Still, GCTR is no stranger to tough times, given its experience in the wake of the dotcom bubble in the late 90s. “When the bubble burst we found ourselves with a bunch of businesses that were more concentrated on IT services, many of which were good investments, but by virtue of the demand drop and everything [else], that was a bad place to be,” says Roche. “We were left with a very challenging portfolio, and that taught us to be more disciplined in terms of getting diversification.” Still, Roche insists it did the firm good in the long run – he attributes much of the firm’s subsequent success to the lessons GTCR learned during those difficult years.
What’s more, Canfield argues that GTCR’s current pipeline of opportunities in the information services and technology sector is the strongest it’s ever been – so much so, in fact, that the firm has had to add extra staff to help shoulder the burden.
“We just brought in an early VP level guy who joined us laterally from Bain,” Canfield says. “I’m glad we did, because he’s working really hard right now and nobody else would be doing that work if we hadn’t.”
Things are also picking up in Roche’s area, he says. “In the financial services and technology sector, relative to a year or two ago, the quality of the opportunities is very high.”
Then again, Roche also told PEI that GTCR expected to have completed more transactions than it did in the first two quarters of the year.
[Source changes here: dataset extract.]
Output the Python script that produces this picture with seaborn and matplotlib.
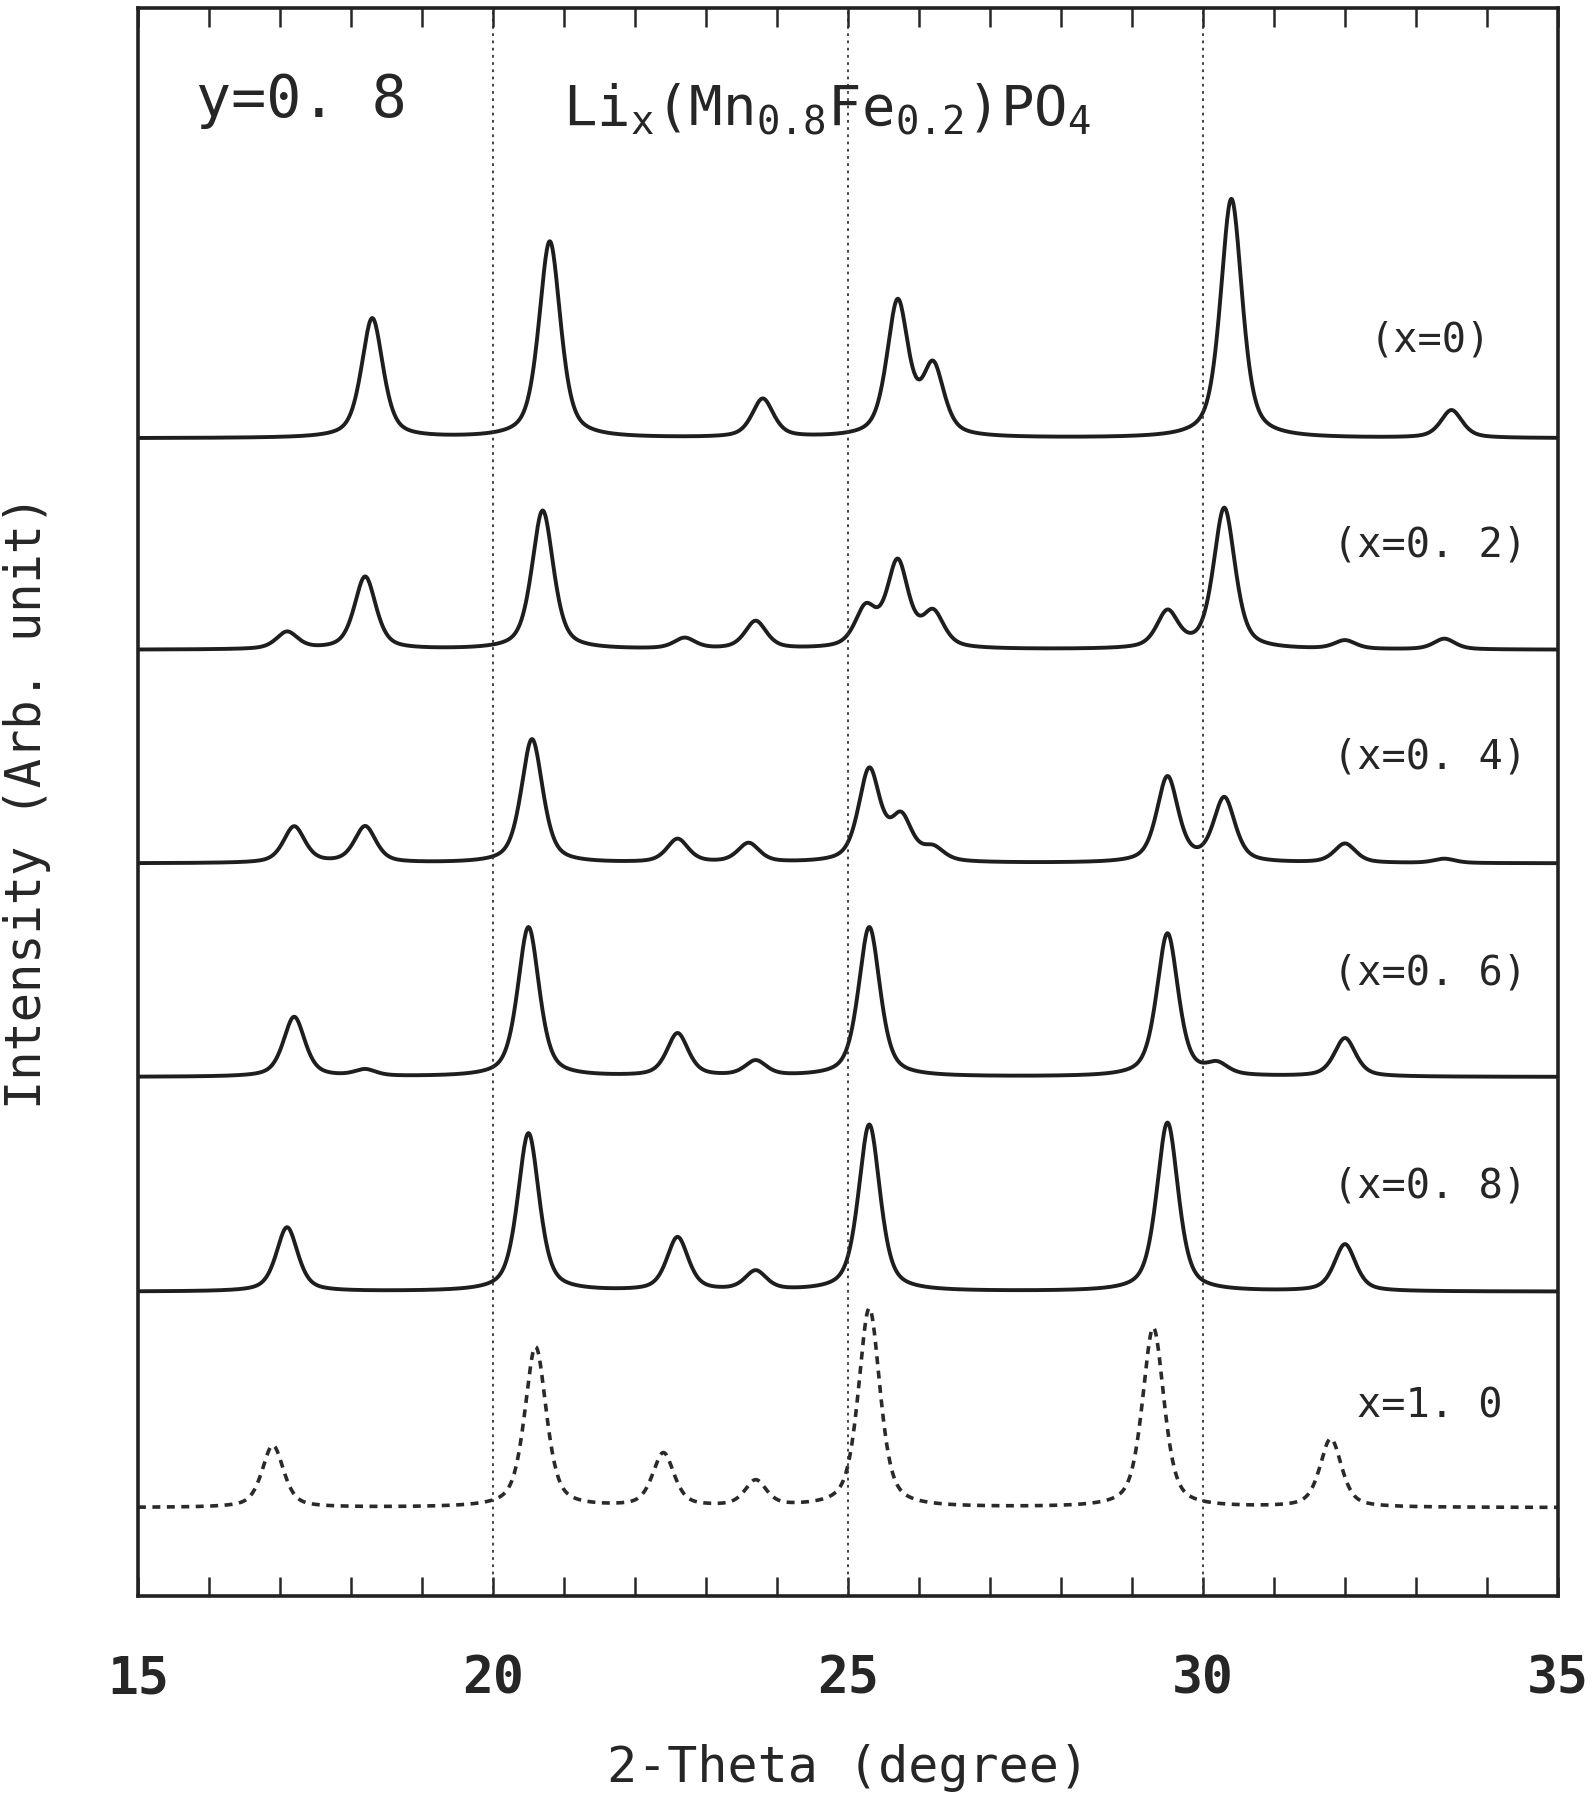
import numpy as np
import pandas as pd
import matplotlib
matplotlib.use("Agg")
import matplotlib.pyplot as plt
import matplotlib.transforms as mtransforms
import seaborn as sns

# ---- données : pics (position 2θ, hauteur relative) ----
samples = ["x=0", "x=0.2", "x=0.4", "x=0.6", "x=0.8", "x=1.0"]
labels = ["(x=0)", "(x=0. 2)", "(x=0. 4)", "(x=0. 6)", "(x=0. 8)", "x=1. 0"]
offsets = [5.42, 4.43, 3.43, 2.43, 1.425, 0.414]

pos_x00 = [18.3, 20.8, 23.8, 25.7, 26.2, 30.4, 33.5]
amp_x00 = [0.56, 0.92, 0.18, 0.63, 0.32, 1.12, 0.13]

pos_x02 = [17.1, 18.2, 20.7, 22.7, 23.7, 25.25, 25.7, 26.2, 29.5, 30.3, 32.0, 33.4]
amp_x02 = [0.08, 0.34, 0.65, 0.05, 0.13, 0.18, 0.40, 0.16, 0.17, 0.66, 0.04, 0.05]

pos_x04 = [17.2, 18.2, 20.55, 22.6, 23.6, 25.3, 25.75, 26.2, 29.5, 30.3, 32.0, 33.4]
amp_x04 = [0.17, 0.17, 0.58, 0.11, 0.09, 0.43, 0.20, 0.06, 0.40, 0.30, 0.09, 0.02]

pos_x06 = [17.2, 18.2, 20.5, 22.6, 23.7, 25.3, 29.5, 30.2, 32.0]
amp_x06 = [0.28, 0.03, 0.70, 0.20, 0.07, 0.70, 0.67, 0.05, 0.18]

pos_x08 = [17.1, 20.5, 22.6, 23.7, 25.3, 29.5, 32.0]
amp_x08 = [0.30, 0.74, 0.25, 0.09, 0.78, 0.79, 0.22]

pos_x10 = [16.9, 20.6, 22.4, 23.7, 25.3, 29.3, 31.8]
amp_x10 = [0.29, 0.75, 0.25, 0.12, 0.93, 0.84, 0.32]

positions = [pos_x00, pos_x02, pos_x04, pos_x06, pos_x08, pos_x10]
amplitudes = [amp_x00, amp_x02, amp_x04, amp_x06, amp_x08, amp_x10]

major_ticks = [15, 20, 25, 30, 35]
minor_ticks = np.arange(15, 36, 1)

fwhm = 0.36
eta = 0.55


def profile(theta, pos, amp):
    # pseudo-Voigt pour chaque pic
    y = np.zeros_like(theta)
    for p, a in zip(pos, amp):
        d = (theta - p) / (fwhm / 2)
        lor = 1 / (1 + d ** 2)
        gau = np.exp(-np.log(2) * d ** 2)
        y += a * (eta * lor + (1 - eta) * gau)
    return y


theta = np.linspace(15, 35, 2001)
rows = []
for s, off, pos, amp in zip(samples, offsets, positions, amplitudes):
    y = off + profile(theta, pos, amp)
    rows.append(pd.DataFrame({"theta": theta, "intensity": y, "sample": s}))
df = pd.concat(rows, ignore_index=True)

# ---- figure ----
sns.set_style("ticks")
plt.rcParams["font.family"] = ["DejaVu Sans Mono", "DejaVu Sans"]
plt.rcParams["mathtext.fontset"] = "custom"
plt.rcParams["mathtext.rm"] = "DejaVu Sans Mono"
plt.rcParams["mathtext.it"] = "DejaVu Sans Mono"
plt.rcParams["mathtext.bf"] = "DejaVu Sans Mono:bold"

fig = plt.figure(figsize=(15.95, 18), dpi=100)
ax = fig.add_axes([0.0865, 0.1133, 0.8903, 0.8823])

for s in samples:
    sub = df[df["sample"] == s]
    if s == "x=1.0":
        sns.lineplot(data=sub, x="theta", y="intensity", ax=ax, color="#2a2a2a",
                     lw=2.6, linestyle=(0, (2.2, 1.8)), sort=False)
    else:
        sns.lineplot(data=sub, x="theta", y="intensity", ax=ax, color="#1e1e1e",
                     lw=2.8, sort=False)

for xv in [20, 25, 30]:
    ax.axvline(xv, color="#333333", lw=1.3, linestyle=(0, (1.5, 2.5)))

ax.set_xlim(15, 35)
ax.set_ylim(0, 7.435)
ax.set_xticks(major_ticks)
ax.set_xticks(minor_ticks, minor=True)
ax.set_yticks([])
ax.tick_params(axis="x", which="both", direction="in",
               length=14, width=1.8, pad=42, labelsize=37)
for lab in ax.get_xticklabels():
    lab.set_fontweight("bold")
for sp in ax.spines.values():
    sp.set_linewidth(2.6)
    sp.set_color("#222222")

# graduations du haut (x en données, y en fraction de l'axe)
trans = mtransforms.blended_transform_factory(ax.transData, ax.transAxes)
ax.vlines(minor_ticks, 0.988, 1.0, transform=trans, color="#262626", lw=1.8,
          clip_on=False)

ax.set_xlabel("2-Theta (degree)", fontsize=36)
ax.set_ylabel("Intensity (Arb. unit)", fontsize=35)
ax.xaxis.set_label_coords(0.5, -0.093)
ax.yaxis.set_label_coords(-0.061, 0.5)

ax.text(17.3, 7.0, "y=0. 8", fontsize=42, ha="center", va="center")
ax.text(20.98, 6.96, r"Li$_{\rm x}$(Mn$_{0.8}$Fe$_{0.2}$)PO$_{4}$", fontsize=40,
        ha="left", va="center")

lab_y = [5.876, 4.919, 3.925, 2.914, 1.919, 0.887]
for t, yy in zip(labels, lab_y):
    ax.text(33.2, yy, t, fontsize=29, ha="center", va="center")

fig.savefig("out.png", dpi=100)
plt.close()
Is this a sign that good deals are proving hard to come by? Or was the firm being overly optimistic? Roche argues that the latter is probably closer to the truth. “In our business it’s always kind of a fool’s errand to think you can predict down to the quarter. Gosh knows I’ve made that mistake, and I keep making it.”
Yet GTCR’s performance numbers – and the enthusiasm for its latest fund – suggest that the firm must be doing something right. Maybe they’re just too hard on themselves. “If you talk to our LPs, you’ll know our reputation is for guys who beat themselves up,” Roche admits. “Almost to a fault.” One thing’s for sure: if it can repeat its past success with Fund X, nobody will be complaining.